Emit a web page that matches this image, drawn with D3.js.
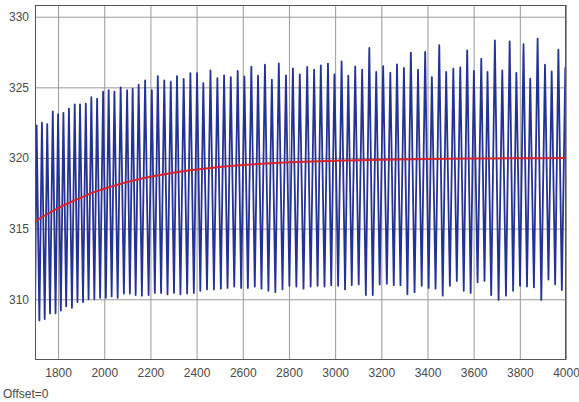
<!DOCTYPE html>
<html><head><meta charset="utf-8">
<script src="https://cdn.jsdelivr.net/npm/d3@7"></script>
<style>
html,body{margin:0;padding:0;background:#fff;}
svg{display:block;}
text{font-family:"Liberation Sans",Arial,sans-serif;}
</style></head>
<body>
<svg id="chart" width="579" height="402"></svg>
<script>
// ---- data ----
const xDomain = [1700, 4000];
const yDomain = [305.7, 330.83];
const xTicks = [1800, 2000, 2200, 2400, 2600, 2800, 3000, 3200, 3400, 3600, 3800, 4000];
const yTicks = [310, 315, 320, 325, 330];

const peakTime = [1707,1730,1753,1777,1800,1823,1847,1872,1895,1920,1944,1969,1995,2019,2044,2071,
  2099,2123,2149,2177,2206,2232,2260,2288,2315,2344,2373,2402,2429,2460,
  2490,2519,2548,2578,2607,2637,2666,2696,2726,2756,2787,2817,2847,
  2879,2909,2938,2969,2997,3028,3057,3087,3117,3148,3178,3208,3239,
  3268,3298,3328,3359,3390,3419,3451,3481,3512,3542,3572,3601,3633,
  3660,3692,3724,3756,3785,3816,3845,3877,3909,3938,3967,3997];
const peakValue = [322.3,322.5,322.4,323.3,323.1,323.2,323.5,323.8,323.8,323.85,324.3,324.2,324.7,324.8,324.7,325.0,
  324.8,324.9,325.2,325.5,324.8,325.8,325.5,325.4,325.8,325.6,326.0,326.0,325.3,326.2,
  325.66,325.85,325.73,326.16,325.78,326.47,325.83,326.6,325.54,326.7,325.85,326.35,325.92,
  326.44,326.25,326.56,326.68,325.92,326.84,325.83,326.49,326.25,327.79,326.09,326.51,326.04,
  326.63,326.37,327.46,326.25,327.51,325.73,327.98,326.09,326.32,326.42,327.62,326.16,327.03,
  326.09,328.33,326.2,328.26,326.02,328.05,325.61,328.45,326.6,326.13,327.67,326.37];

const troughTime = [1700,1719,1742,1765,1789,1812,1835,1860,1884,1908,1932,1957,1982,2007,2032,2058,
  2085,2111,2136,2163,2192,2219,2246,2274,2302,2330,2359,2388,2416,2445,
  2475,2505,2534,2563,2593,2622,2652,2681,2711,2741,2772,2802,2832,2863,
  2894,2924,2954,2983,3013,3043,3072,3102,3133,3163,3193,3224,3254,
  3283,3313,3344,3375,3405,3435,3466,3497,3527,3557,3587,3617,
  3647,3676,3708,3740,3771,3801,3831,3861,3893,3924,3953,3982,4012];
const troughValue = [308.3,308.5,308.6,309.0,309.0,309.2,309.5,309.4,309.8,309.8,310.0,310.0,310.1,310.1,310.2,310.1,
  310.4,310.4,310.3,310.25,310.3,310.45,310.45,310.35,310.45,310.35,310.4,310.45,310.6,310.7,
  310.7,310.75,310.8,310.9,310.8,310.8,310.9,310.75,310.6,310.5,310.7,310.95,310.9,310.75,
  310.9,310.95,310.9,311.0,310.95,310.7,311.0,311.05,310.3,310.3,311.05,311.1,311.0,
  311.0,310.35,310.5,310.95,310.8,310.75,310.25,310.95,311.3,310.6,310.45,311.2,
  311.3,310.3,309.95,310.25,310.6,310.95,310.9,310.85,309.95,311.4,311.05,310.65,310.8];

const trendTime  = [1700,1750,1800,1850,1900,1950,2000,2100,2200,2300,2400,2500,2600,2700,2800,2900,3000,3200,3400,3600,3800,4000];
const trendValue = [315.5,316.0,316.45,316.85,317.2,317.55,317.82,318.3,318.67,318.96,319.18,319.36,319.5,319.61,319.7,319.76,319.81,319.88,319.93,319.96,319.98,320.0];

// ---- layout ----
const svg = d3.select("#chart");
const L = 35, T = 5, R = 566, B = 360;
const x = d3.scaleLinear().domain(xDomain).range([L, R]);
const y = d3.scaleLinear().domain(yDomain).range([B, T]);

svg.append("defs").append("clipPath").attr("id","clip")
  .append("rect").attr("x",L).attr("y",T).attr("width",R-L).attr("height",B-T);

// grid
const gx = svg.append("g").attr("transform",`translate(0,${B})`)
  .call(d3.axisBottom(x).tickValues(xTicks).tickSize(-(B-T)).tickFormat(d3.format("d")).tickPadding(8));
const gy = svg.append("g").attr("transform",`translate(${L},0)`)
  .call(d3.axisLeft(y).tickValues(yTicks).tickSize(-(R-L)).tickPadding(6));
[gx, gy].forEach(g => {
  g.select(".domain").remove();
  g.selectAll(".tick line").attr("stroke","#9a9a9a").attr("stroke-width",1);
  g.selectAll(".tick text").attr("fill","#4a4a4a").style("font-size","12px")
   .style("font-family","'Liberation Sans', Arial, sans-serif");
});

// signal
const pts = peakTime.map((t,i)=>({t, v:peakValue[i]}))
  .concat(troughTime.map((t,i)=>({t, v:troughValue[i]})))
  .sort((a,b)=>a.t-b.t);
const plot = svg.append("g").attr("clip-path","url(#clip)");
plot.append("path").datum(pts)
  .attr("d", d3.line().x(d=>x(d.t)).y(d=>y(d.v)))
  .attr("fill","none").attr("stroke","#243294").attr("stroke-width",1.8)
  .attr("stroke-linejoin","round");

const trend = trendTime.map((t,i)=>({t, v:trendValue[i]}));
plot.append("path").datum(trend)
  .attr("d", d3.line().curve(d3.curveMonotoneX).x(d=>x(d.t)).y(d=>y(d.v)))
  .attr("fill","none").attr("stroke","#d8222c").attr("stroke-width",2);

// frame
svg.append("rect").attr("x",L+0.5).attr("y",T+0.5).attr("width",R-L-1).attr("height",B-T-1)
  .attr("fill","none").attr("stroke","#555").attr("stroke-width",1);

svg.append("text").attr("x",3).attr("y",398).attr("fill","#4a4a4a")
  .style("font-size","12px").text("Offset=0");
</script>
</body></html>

----

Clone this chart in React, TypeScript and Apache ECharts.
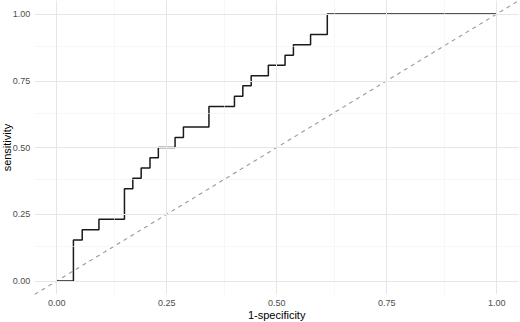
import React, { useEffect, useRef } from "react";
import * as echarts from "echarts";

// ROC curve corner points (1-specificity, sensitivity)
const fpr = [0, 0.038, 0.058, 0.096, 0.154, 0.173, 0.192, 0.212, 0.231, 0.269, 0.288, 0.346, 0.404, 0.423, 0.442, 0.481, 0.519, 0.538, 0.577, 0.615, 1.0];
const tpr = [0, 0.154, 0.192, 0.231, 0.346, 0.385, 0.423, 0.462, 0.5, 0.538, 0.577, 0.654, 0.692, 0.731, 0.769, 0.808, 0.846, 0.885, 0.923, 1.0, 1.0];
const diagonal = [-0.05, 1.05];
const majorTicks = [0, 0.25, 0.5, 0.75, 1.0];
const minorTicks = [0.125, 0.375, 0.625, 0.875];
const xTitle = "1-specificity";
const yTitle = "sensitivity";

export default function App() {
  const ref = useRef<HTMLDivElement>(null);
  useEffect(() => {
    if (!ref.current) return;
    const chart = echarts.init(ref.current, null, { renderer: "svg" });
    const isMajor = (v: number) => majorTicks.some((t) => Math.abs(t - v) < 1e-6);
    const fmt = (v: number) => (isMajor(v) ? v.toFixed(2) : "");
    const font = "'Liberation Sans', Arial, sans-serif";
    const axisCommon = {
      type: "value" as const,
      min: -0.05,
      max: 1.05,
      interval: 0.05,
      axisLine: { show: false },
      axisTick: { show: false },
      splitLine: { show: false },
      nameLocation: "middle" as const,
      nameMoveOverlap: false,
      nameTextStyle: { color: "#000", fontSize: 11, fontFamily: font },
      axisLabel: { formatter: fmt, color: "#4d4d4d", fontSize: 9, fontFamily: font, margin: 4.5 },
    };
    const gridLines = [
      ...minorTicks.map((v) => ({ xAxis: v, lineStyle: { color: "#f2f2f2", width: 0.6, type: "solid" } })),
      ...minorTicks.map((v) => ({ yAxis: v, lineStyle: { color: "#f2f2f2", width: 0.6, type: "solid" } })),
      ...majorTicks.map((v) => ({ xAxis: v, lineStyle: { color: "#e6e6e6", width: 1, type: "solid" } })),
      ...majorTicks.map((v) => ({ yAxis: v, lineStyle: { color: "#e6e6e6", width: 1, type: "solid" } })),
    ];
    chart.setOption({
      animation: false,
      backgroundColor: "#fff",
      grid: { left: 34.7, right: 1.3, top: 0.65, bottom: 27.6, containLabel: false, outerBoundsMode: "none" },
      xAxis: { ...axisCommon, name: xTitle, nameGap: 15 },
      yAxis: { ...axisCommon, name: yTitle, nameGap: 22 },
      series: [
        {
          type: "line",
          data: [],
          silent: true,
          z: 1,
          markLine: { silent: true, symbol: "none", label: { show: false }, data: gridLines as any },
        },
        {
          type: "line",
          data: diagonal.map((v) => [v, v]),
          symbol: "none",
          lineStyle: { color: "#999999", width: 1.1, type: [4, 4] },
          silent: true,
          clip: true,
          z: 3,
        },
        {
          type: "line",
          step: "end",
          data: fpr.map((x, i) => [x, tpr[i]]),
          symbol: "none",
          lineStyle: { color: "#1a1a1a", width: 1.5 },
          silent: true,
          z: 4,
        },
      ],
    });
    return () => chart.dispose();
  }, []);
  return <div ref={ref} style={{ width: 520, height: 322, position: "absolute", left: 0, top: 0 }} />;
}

----

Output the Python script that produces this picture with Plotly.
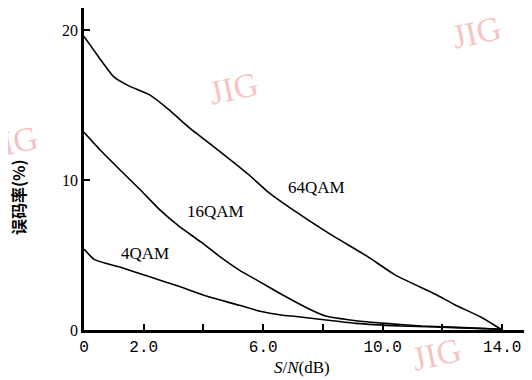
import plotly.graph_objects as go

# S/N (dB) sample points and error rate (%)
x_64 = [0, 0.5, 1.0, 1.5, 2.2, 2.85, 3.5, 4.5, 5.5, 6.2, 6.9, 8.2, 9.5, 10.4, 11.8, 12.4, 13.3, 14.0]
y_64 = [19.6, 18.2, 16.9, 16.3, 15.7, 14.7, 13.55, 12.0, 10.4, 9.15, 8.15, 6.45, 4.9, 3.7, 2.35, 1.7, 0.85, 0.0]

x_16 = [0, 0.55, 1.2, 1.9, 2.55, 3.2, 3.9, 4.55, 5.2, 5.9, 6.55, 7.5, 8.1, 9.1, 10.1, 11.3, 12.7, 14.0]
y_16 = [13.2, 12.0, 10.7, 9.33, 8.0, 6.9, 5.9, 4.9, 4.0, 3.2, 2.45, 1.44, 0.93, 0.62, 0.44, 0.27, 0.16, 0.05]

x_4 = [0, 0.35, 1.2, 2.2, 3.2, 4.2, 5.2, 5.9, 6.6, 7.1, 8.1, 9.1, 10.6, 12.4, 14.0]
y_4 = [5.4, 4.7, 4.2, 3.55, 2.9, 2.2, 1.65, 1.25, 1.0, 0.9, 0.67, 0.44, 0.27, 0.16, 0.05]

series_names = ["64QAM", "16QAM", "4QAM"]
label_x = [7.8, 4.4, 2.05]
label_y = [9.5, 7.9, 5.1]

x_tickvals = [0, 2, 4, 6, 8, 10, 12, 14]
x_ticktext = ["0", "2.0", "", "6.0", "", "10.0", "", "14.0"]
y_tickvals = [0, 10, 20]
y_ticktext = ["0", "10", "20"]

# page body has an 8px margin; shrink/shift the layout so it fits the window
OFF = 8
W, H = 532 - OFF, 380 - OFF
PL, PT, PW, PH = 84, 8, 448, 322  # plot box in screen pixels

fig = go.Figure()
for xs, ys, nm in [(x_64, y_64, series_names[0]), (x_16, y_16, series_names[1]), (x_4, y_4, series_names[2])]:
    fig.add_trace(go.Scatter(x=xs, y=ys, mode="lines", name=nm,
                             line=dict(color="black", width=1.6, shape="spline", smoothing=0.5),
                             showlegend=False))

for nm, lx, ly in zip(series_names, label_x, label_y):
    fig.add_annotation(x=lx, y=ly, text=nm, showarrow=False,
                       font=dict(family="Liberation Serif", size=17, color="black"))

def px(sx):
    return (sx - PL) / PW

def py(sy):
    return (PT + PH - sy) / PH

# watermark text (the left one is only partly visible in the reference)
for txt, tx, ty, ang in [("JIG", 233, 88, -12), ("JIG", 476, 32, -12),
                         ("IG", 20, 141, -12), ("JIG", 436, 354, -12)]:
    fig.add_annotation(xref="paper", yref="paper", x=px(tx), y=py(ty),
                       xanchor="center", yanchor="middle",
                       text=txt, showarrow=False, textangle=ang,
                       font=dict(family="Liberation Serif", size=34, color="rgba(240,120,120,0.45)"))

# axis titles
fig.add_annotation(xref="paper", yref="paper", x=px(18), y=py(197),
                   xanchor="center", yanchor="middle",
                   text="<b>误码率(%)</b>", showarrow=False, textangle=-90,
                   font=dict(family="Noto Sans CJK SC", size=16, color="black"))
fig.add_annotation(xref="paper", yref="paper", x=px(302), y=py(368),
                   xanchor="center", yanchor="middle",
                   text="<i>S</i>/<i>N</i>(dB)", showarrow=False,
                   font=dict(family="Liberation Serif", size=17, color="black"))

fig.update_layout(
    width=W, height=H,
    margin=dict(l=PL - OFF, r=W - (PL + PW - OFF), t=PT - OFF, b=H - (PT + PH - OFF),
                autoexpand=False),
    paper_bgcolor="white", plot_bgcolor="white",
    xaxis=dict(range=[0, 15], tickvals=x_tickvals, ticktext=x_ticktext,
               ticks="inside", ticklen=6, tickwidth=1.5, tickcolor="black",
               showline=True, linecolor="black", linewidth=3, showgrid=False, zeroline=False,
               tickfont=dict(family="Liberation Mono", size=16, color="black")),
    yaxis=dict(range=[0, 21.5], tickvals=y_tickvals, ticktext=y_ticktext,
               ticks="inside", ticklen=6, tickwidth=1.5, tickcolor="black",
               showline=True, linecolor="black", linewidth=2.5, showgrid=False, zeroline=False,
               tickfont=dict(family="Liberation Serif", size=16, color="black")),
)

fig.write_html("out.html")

----

**PROBLEM TO WORK ON:** Using the data above, extract exactly the lines from the one containing "Clone this chart" through the one containing "import * as". Pictures are left out.

**THE OUTPUT:**
Clone this chart in React, TypeScript and Apache ECharts.
import React, { useEffect, useRef } from "react";
import * as echarts from "echarts";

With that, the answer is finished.